Using data from 1994-2013, you can see some trends as you go from 100% US bonds to 50/50 to 100% International ex-US (hedged). As you add more international the historical return drops a little bit, but the volatility drops even more. Thus, the risk-adjusted return actually goes up (dotted-line). The author suggests a 50/50 US/non-US mix as a “realistic target”, while reminding you that if you do add international bond exposure it should be currency-hedged.

Also note the fine print that the chart measures the performance of an index, while international bond funds usually have higher fees in the real world. For example, the Vanguard Total International Bond ETF (BNDX) has an expense ratio of 0.20%, while the domestic Vanguard Total Bond Market ETF (BND) has an expense ratio of 0.08%. The gap is smaller that it used to be, but it still exists.

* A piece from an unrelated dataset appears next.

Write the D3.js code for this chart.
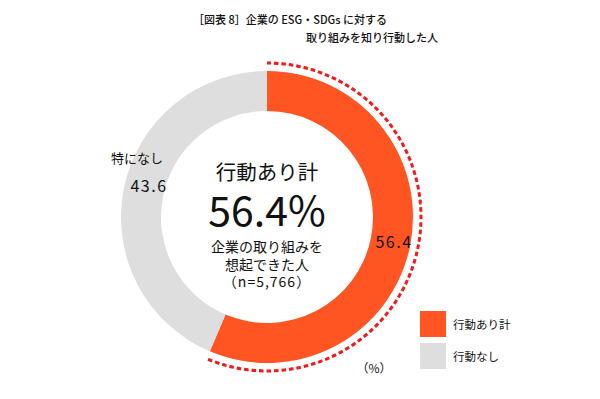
<!DOCTYPE html>
<html>
<head>
<meta charset="utf-8">
<script src="https://cdn.jsdelivr.net/npm/d3@7"></script>
<style>
  body { margin: 0; background: #fff; }
  text { font-family: "Noto Sans CJK JP", "Noto Sans", sans-serif; fill: #111; }
</style>
</head>
<body>
<div id="chart"></div>
<script>
const categories = ["行動あり計", "行動なし"];
const values = [56.4, 43.6];
const sliceLabels = ["56.4", "43.6"];
const colors = ["#ff5522", "#dedede"];
const titleLines = ["［図表 8］企業の ESG・SDGs に対する", "取り組みを知り行動した人"];
const centerLines = ["企業の取り組みを", "想起できた人", "（n=5,766）"];

const width = 600, height = 399;
const cx = 267, cy = 217;
const rOuter = 146, rInner = 106, rDots = 154;

const svg = d3.select("#chart").append("svg")
    .attr("width", width)
    .attr("height", height);

// title
svg.append("text").attr("x", 193).attr("y", 24).attr("font-size", 11)
    .attr("font-weight", 500).text(titleLines[0]);
svg.append("text").attr("x", 438).attr("y", 42).attr("font-size", 11)
    .attr("font-weight", 500).attr("text-anchor", "end").text(titleLines[1]);

const pie = d3.pie().sort(null).value(d => d);
const arcs = pie(values);
const arc = d3.arc().innerRadius(rInner).outerRadius(rOuter);

const g = svg.append("g").attr("transform", "translate(" + cx + "," + cy + ")");

g.selectAll("path.slice")
    .data(arcs)
    .enter().append("path")
    .attr("class", "slice")
    .attr("d", arc)
    .attr("fill", (d, i) => colors[i]);

// dotted arc along the first slice
const dotArc = d3.arc().innerRadius(rDots).outerRadius(rDots);
g.append("path")
    .attr("d", dotArc({startAngle: arcs[0].startAngle, endAngle: arcs[0].endAngle}))
    .attr("fill", "none")
    .attr("stroke", "#ee1c1c")
    .attr("stroke-width", 3)
    .attr("stroke-dasharray", "4,3.5");

// value labels
svg.append("text").attr("x", 394).attr("y", 248)
    .attr("text-anchor", "middle").attr("font-size", 16)
    .attr("letter-spacing", 1.5).text(sliceLabels[0]);
svg.append("text").attr("x", 149).attr("y", 192)
    .attr("text-anchor", "middle").attr("font-size", 16)
    .attr("letter-spacing", 1.5).text(sliceLabels[1]);
svg.append("text").attr("x", 137).attr("y", 163)
    .attr("text-anchor", "middle").attr("font-size", 13).text("特になし");

// center text
svg.append("text").attr("x", cx).attr("y", 180)
    .attr("text-anchor", "middle").attr("font-size", 20.5).text(categories[0]);
svg.append("text").attr("x", cx).attr("y", 226)
    .attr("text-anchor", "middle").attr("font-size", 41).text(values[0] + "%");
centerLines.forEach((t, i) => {
    svg.append("text").attr("x", cx).attr("y", 252 + i * 17.5)
        .attr("text-anchor", "middle").attr("font-size", 14)
        .attr("letter-spacing", i == 2 ? 1 : 0).text(t);
});

// legend
const legend = svg.append("g").attr("transform", "translate(420,311)");
categories.forEach((c, i) => {
    legend.append("rect")
        .attr("x", 0).attr("y", i * 32)
        .attr("width", 26).attr("height", 26)
        .attr("fill", colors[i]);
    legend.append("text")
        .attr("x", 33).attr("y", i * 32 + 18)
        .attr("font-size", 11.5).text(c);
});

svg.append("text").attr("x", 374).attr("y", 373)
    .attr("text-anchor", "middle").attr("font-size", 12).text("（%）");
</script>
</body>
</html>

So it is a critical asset class to include? International bonds are the world’s largest asset class by market cap. Since 2013, Vanguard has included international bonds in their Target Date Retirement and LifeStrategy all-in-one mutual funds – currently 20% of the total bond allocation.

I’m still not convinced myself. I think there may be a benefit in a real-world portfolio, but it likely will be small and even smaller after the higher fund fees and internal trading costs. I just don’t feel the need for such added complexity. As the cost gap shrinks further, I will reconsider.